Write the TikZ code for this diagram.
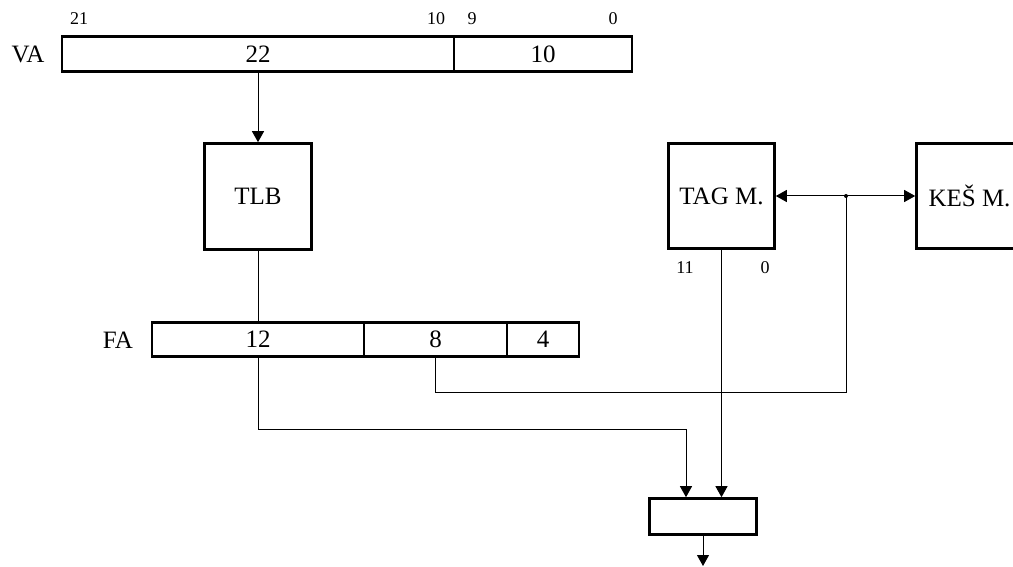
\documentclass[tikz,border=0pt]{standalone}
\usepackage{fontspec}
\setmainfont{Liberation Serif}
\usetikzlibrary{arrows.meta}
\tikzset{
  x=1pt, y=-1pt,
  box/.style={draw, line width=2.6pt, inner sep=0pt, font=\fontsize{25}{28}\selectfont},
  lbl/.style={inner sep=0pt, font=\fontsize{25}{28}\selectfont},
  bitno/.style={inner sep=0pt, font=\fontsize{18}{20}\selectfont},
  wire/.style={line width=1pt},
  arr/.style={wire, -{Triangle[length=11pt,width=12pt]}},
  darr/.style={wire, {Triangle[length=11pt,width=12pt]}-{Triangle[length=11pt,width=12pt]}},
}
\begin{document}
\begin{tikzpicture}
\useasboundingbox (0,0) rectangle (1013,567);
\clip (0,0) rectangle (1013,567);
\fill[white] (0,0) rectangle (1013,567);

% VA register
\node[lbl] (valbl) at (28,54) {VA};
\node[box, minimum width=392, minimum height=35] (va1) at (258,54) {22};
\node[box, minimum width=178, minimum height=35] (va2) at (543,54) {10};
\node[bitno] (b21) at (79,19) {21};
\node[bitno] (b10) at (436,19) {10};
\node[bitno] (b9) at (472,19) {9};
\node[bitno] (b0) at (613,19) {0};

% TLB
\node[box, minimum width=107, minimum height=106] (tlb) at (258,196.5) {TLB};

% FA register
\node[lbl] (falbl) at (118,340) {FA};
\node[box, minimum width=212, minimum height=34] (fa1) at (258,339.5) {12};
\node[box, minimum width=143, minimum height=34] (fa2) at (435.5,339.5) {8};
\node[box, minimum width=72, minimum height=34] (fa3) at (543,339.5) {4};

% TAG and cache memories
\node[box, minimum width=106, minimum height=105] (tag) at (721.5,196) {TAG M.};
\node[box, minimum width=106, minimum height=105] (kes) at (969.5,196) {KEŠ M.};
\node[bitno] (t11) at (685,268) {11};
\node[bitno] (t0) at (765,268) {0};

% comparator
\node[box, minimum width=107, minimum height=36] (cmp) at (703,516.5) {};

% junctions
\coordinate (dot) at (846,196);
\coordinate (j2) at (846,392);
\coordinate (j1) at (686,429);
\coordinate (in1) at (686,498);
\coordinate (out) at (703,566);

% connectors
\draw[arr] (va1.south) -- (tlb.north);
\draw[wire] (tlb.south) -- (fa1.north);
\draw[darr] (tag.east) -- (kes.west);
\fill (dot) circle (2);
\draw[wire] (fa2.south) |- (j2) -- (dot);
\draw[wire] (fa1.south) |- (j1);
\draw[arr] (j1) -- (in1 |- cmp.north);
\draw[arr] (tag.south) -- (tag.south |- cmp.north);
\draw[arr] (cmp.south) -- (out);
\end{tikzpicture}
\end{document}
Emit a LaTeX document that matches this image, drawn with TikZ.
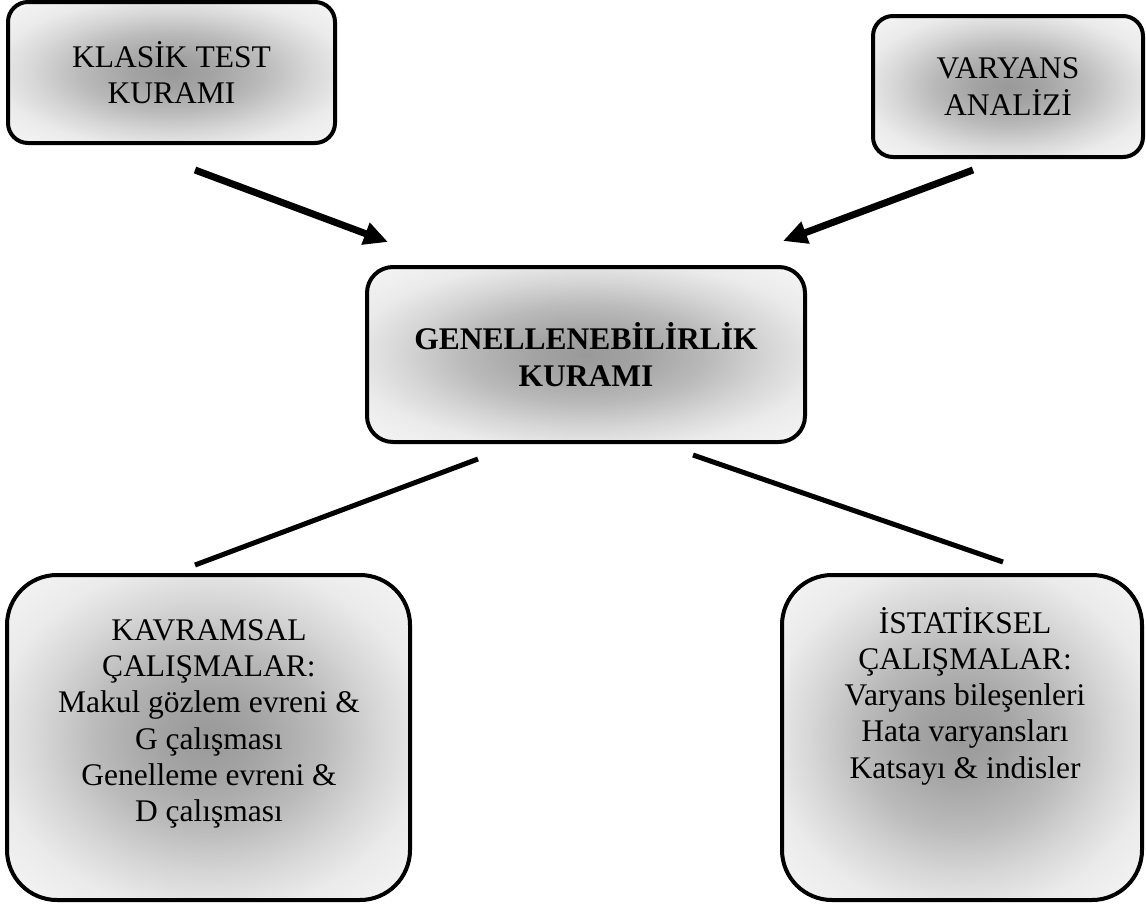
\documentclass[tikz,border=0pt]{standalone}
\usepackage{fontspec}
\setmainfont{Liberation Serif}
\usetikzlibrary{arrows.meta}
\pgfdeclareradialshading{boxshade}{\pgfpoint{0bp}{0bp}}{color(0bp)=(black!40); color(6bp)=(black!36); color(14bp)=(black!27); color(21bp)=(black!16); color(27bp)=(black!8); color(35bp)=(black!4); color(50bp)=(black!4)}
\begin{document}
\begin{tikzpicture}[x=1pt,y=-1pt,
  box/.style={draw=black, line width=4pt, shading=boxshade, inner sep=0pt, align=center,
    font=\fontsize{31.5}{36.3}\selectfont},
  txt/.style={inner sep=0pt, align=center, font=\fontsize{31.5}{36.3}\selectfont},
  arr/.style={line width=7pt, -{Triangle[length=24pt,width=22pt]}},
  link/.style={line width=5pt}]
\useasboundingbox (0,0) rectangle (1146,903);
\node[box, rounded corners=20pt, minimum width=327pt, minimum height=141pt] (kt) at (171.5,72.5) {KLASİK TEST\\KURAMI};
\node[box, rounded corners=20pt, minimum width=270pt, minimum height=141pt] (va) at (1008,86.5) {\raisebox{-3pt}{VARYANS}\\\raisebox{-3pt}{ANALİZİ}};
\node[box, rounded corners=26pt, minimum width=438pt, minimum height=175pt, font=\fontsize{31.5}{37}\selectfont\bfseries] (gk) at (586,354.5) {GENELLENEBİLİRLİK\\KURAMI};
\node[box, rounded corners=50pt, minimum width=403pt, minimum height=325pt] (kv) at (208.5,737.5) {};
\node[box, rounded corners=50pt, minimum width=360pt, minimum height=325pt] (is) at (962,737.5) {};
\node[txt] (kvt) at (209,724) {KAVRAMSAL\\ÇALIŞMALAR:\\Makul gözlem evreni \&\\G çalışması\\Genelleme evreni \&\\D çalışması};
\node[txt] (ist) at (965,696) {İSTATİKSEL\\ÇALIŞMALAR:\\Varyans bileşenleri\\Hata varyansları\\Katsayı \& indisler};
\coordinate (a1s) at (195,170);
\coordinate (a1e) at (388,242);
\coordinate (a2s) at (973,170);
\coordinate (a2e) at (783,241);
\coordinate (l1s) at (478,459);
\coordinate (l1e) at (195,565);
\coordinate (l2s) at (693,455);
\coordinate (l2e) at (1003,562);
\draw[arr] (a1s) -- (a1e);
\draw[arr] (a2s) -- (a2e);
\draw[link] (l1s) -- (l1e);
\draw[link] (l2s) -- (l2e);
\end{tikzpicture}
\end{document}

○ ○ ○

[Request]:
Repeat the records above exactly, leaving out the pictures.

[Solution]:
Write the TikZ code for this diagram.
\documentclass[tikz,border=0pt]{standalone}
\usepackage{fontspec}
\setmainfont{Liberation Serif}
\usetikzlibrary{arrows.meta}
\tikzset{
  x=1pt, y=-1pt,
  box/.style={draw, line width=2.6pt, inner sep=0pt, font=\fontsize{25}{28}\selectfont},
  lbl/.style={inner sep=0pt, font=\fontsize{25}{28}\selectfont},
  bitno/.style={inner sep=0pt, font=\fontsize{18}{20}\selectfont},
  wire/.style={line width=1pt},
  arr/.style={wire, -{Triangle[length=11pt,width=12pt]}},
  darr/.style={wire, {Triangle[length=11pt,width=12pt]}-{Triangle[length=11pt,width=12pt]}},
}
\begin{document}
\begin{tikzpicture}
\useasboundingbox (0,0) rectangle (1013,567);
\clip (0,0) rectangle (1013,567);
\fill[white] (0,0) rectangle (1013,567);

% VA register
\node[lbl] (valbl) at (28,54) {VA};
\node[box, minimum width=392, minimum height=35] (va1) at (258,54) {22};
\node[box, minimum width=178, minimum height=35] (va2) at (543,54) {10};
\node[bitno] (b21) at (79,19) {21};
\node[bitno] (b10) at (436,19) {10};
\node[bitno] (b9) at (472,19) {9};
\node[bitno] (b0) at (613,19) {0};

% TLB
\node[box, minimum width=107, minimum height=106] (tlb) at (258,196.5) {TLB};

% FA register
\node[lbl] (falbl) at (118,340) {FA};
\node[box, minimum width=212, minimum height=34] (fa1) at (258,339.5) {12};
\node[box, minimum width=143, minimum height=34] (fa2) at (435.5,339.5) {8};
\node[box, minimum width=72, minimum height=34] (fa3) at (543,339.5) {4};

% TAG and cache memories
\node[box, minimum width=106, minimum height=105] (tag) at (721.5,196) {TAG M.};
\node[box, minimum width=106, minimum height=105] (kes) at (969.5,196) {KEŠ M.};
\node[bitno] (t11) at (685,268) {11};
\node[bitno] (t0) at (765,268) {0};

% comparator
\node[box, minimum width=107, minimum height=36] (cmp) at (703,516.5) {};

% junctions
\coordinate (dot) at (846,196);
\coordinate (j2) at (846,392);
\coordinate (j1) at (686,429);
\coordinate (in1) at (686,498);
\coordinate (out) at (703,566);

% connectors
\draw[arr] (va1.south) -- (tlb.north);
\draw[wire] (tlb.south) -- (fa1.north);
\draw[darr] (tag.east) -- (kes.west);
\fill (dot) circle (2);
\draw[wire] (fa2.south) |- (j2) -- (dot);
\draw[wire] (fa1.south) |- (j1);
\draw[arr] (j1) -- (in1 |- cmp.north);
\draw[arr] (tag.south) -- (tag.south |- cmp.north);
\draw[arr] (cmp.south) -- (out);
\end{tikzpicture}
\end{document}
Emit a LaTeX document that matches this image, drawn with TikZ.
\documentclass[tikz,border=0pt]{standalone}
\usepackage{fontspec}
\setmainfont{Liberation Serif}
\usetikzlibrary{arrows.meta}
\pgfdeclareradialshading{boxshade}{\pgfpoint{0bp}{0bp}}{color(0bp)=(black!40); color(6bp)=(black!36); color(14bp)=(black!27); color(21bp)=(black!16); color(27bp)=(black!8); color(35bp)=(black!4); color(50bp)=(black!4)}
\begin{document}
\begin{tikzpicture}[x=1pt,y=-1pt,
  box/.style={draw=black, line width=4pt, shading=boxshade, inner sep=0pt, align=center,
    font=\fontsize{31.5}{36.3}\selectfont},
  txt/.style={inner sep=0pt, align=center, font=\fontsize{31.5}{36.3}\selectfont},
  arr/.style={line width=7pt, -{Triangle[length=24pt,width=22pt]}},
  link/.style={line width=5pt}]
\useasboundingbox (0,0) rectangle (1146,903);
\node[box, rounded corners=20pt, minimum width=327pt, minimum height=141pt] (kt) at (171.5,72.5) {KLASİK TEST\\KURAMI};
\node[box, rounded corners=20pt, minimum width=270pt, minimum height=141pt] (va) at (1008,86.5) {\raisebox{-3pt}{VARYANS}\\\raisebox{-3pt}{ANALİZİ}};
\node[box, rounded corners=26pt, minimum width=438pt, minimum height=175pt, font=\fontsize{31.5}{37}\selectfont\bfseries] (gk) at (586,354.5) {GENELLENEBİLİRLİK\\KURAMI};
\node[box, rounded corners=50pt, minimum width=403pt, minimum height=325pt] (kv) at (208.5,737.5) {};
\node[box, rounded corners=50pt, minimum width=360pt, minimum height=325pt] (is) at (962,737.5) {};
\node[txt] (kvt) at (209,724) {KAVRAMSAL\\ÇALIŞMALAR:\\Makul gözlem evreni \&\\G çalışması\\Genelleme evreni \&\\D çalışması};
\node[txt] (ist) at (965,696) {İSTATİKSEL\\ÇALIŞMALAR:\\Varyans bileşenleri\\Hata varyansları\\Katsayı \& indisler};
\coordinate (a1s) at (195,170);
\coordinate (a1e) at (388,242);
\coordinate (a2s) at (973,170);
\coordinate (a2e) at (783,241);
\coordinate (l1s) at (478,459);
\coordinate (l1e) at (195,565);
\coordinate (l2s) at (693,455);
\coordinate (l2e) at (1003,562);
\draw[arr] (a1s) -- (a1e);
\draw[arr] (a2s) -- (a2e);
\draw[link] (l1s) -- (l1e);
\draw[link] (l2s) -- (l2e);
\end{tikzpicture}
\end{document}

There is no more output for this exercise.